Work instructions >> Set all the material down again unchanged, without the pictures.

Given data >>
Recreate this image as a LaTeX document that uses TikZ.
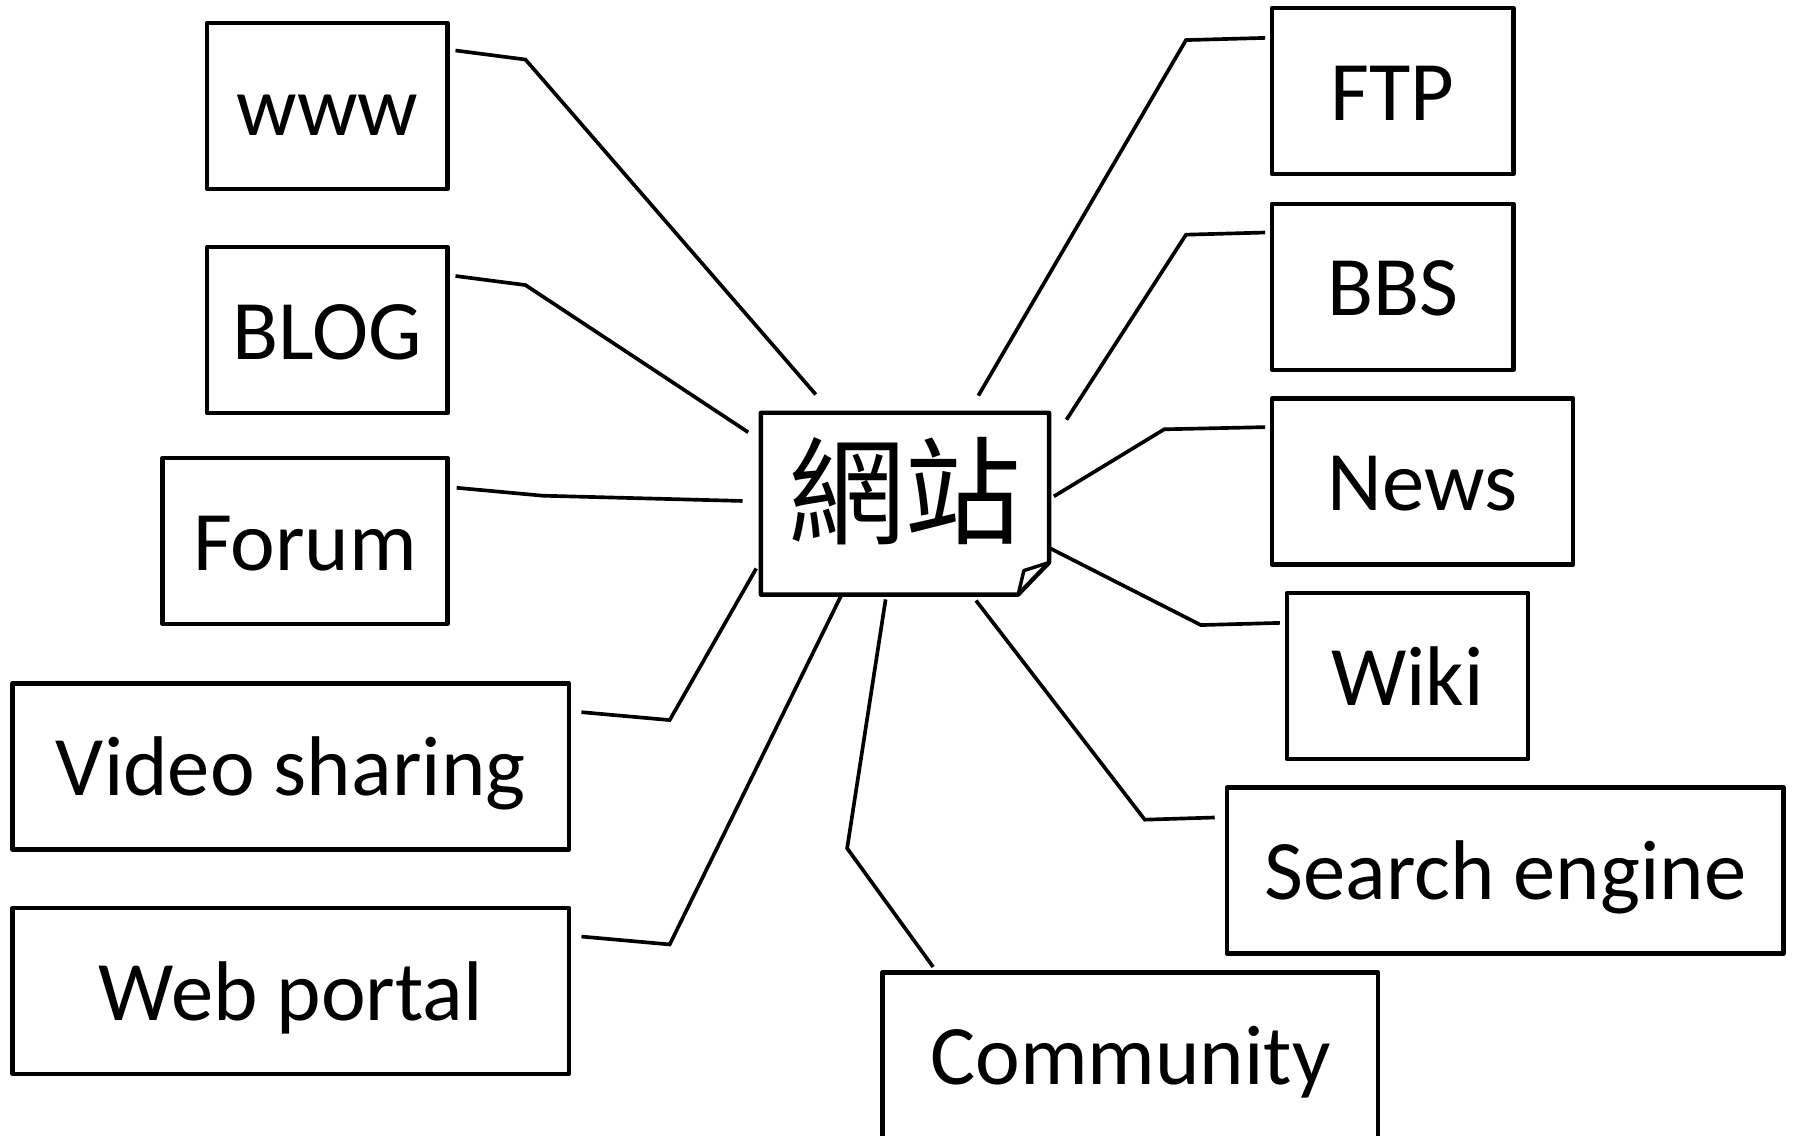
\documentclass[tikz,border=0pt]{standalone}
\usepackage{fontspec}
\setmainfont{Carlito}
\newfontfamily\cjkfont{Noto Sans CJK TC}
\usetikzlibrary{calc}
\begin{document}
\begin{tikzpicture}[x=0.5pt,y=-0.5pt,
  box/.style={draw,line width=1.9pt,line join=round,inner sep=0pt,
    minimum height=72.5pt,font=\fontsize{37}{41}\selectfont,
    text height=32.5pt,text depth=7pt},
  conn/.style={line width=1.6pt,line join=miter}]
\useasboundingbox (0,0) rectangle (1568,992);
\clip (0,0) rectangle (1568,992);
% left boxes
\node[box,minimum width=105pt] (www) at (286,92.5) {www};
\node[box,minimum width=105pt] (blog) at (286,288.5) {BLOG};
\node[box,minimum width=124.5pt] (forum) at (266.5,472.5) {Forum};
\node[box,minimum width=243pt] (video) at (254,669.5) {Video sharing};
\node[box,minimum width=243pt] (portal) at (254,865.5) {Web portal};
% right boxes
\node[box,minimum width=105.5pt] (ftp) at (1216.5,79.5) {FTP};
\node[box,minimum width=105.5pt] (bbs) at (1216.5,250.5) {BBS};
\node[box,minimum width=131.5pt] (news) at (1242.5,420.5) {News};
\node[box,minimum width=105.5pt] (wiki) at (1229.5,590.5) {Wiki};
\node[box,minimum width=243pt] (search) at (1315,760.5) {Search engine};
\node[box,minimum width=216.5pt] (comm) at (987.5,922) {Community};
% centre
\node[inner sep=0pt,minimum width=125.5pt,minimum height=79pt,
  text height=40pt,text depth=12pt,
  font=\cjkfont\fontsize{51}{55}\selectfont] (c) at (790.5,440) {網站};
\draw[line width=1.9pt,line join=round]
  (c.north west) -- (c.north east) -- ($(c.south east)+(0,-28)$)
  -- ($(c.south east)+(-27,0)$) -- (c.south west) -- cycle;
\draw[line width=1.5pt,line join=round]
  ($(c.south east)+(-27,0)$) -- ($(c.south east)+(-22,-21)$) -- ($(c.south east)+(0,-28)$);
% connectors left
\draw[conn] ($(www.north east)+(5,26)$) -- (459,52) -- ($(c.north west)+(48,-16)$);
\draw[conn] ($(blog.north east)+(5,27)$) -- (459,249) -- ($(c.north west)+(-11,17)$);
\draw[conn] ($(forum.north east)+(6,28)$) -- (474,433) -- ($(c.north west)+(-16,77)$);
\draw[conn] ($(video.north east)+(9,27)$) -- (585,629) -- ($(c.north west)+(-4,136)$);
\draw[conn] ($(portal.north east)+(9,27)$) -- (585,825) -- ($(c.north west)+(70,160)$);
% connectors right
\draw[conn] ($(comm.north west)+(46,-3)$) -- (740,741) -- ($(c.north west)+(109,163)$);
\draw[conn] ($(search.north west)+(-9,28)$) -- (1000,716) -- ($(c.north west)+(188,164)$);
\draw[conn] ($(wiki.north west)+(-4,28)$) -- (1049,546) -- ($(c.north west)+(252,118)$);
\draw[conn] ($(news.north west)+(-4,27)$) -- (1017,375) -- ($(c.north west)+(256,73)$);
\draw[conn] ($(bbs.north west)+(-4,27)$) -- (1036,205) -- ($(c.north west)+(267,6)$);
\draw[conn] ($(ftp.north west)+(-4,28)$) -- (1036,35) -- ($(c.north west)+(190,-15)$);
\end{tikzpicture}
\end{document}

Task solution >>
Recreate this image as a LaTeX document that uses TikZ.
\documentclass[tikz,border=0pt]{standalone}
\usepackage{fontspec}
\setmainfont{Carlito}
\newfontfamily\cjkfont{Noto Sans CJK TC}
\usetikzlibrary{calc}
\begin{document}
\begin{tikzpicture}[x=0.5pt,y=-0.5pt,
  box/.style={draw,line width=1.9pt,line join=round,inner sep=0pt,
    minimum height=72.5pt,font=\fontsize{37}{41}\selectfont,
    text height=32.5pt,text depth=7pt},
  conn/.style={line width=1.6pt,line join=miter}]
\useasboundingbox (0,0) rectangle (1568,992);
\clip (0,0) rectangle (1568,992);
% left boxes
\node[box,minimum width=105pt] (www) at (286,92.5) {www};
\node[box,minimum width=105pt] (blog) at (286,288.5) {BLOG};
\node[box,minimum width=124.5pt] (forum) at (266.5,472.5) {Forum};
\node[box,minimum width=243pt] (video) at (254,669.5) {Video sharing};
\node[box,minimum width=243pt] (portal) at (254,865.5) {Web portal};
% right boxes
\node[box,minimum width=105.5pt] (ftp) at (1216.5,79.5) {FTP};
\node[box,minimum width=105.5pt] (bbs) at (1216.5,250.5) {BBS};
\node[box,minimum width=131.5pt] (news) at (1242.5,420.5) {News};
\node[box,minimum width=105.5pt] (wiki) at (1229.5,590.5) {Wiki};
\node[box,minimum width=243pt] (search) at (1315,760.5) {Search engine};
\node[box,minimum width=216.5pt] (comm) at (987.5,922) {Community};
% centre
\node[inner sep=0pt,minimum width=125.5pt,minimum height=79pt,
  text height=40pt,text depth=12pt,
  font=\cjkfont\fontsize{51}{55}\selectfont] (c) at (790.5,440) {網站};
\draw[line width=1.9pt,line join=round]
  (c.north west) -- (c.north east) -- ($(c.south east)+(0,-28)$)
  -- ($(c.south east)+(-27,0)$) -- (c.south west) -- cycle;
\draw[line width=1.5pt,line join=round]
  ($(c.south east)+(-27,0)$) -- ($(c.south east)+(-22,-21)$) -- ($(c.south east)+(0,-28)$);
% connectors left
\draw[conn] ($(www.north east)+(5,26)$) -- (459,52) -- ($(c.north west)+(48,-16)$);
\draw[conn] ($(blog.north east)+(5,27)$) -- (459,249) -- ($(c.north west)+(-11,17)$);
\draw[conn] ($(forum.north east)+(6,28)$) -- (474,433) -- ($(c.north west)+(-16,77)$);
\draw[conn] ($(video.north east)+(9,27)$) -- (585,629) -- ($(c.north west)+(-4,136)$);
\draw[conn] ($(portal.north east)+(9,27)$) -- (585,825) -- ($(c.north west)+(70,160)$);
% connectors right
\draw[conn] ($(comm.north west)+(46,-3)$) -- (740,741) -- ($(c.north west)+(109,163)$);
\draw[conn] ($(search.north west)+(-9,28)$) -- (1000,716) -- ($(c.north west)+(188,164)$);
\draw[conn] ($(wiki.north west)+(-4,28)$) -- (1049,546) -- ($(c.north west)+(252,118)$);
\draw[conn] ($(news.north west)+(-4,27)$) -- (1017,375) -- ($(c.north west)+(256,73)$);
\draw[conn] ($(bbs.north west)+(-4,27)$) -- (1036,205) -- ($(c.north west)+(267,6)$);
\draw[conn] ($(ftp.north west)+(-4,28)$) -- (1036,35) -- ($(c.north west)+(190,-15)$);
\end{tikzpicture}
\end{document}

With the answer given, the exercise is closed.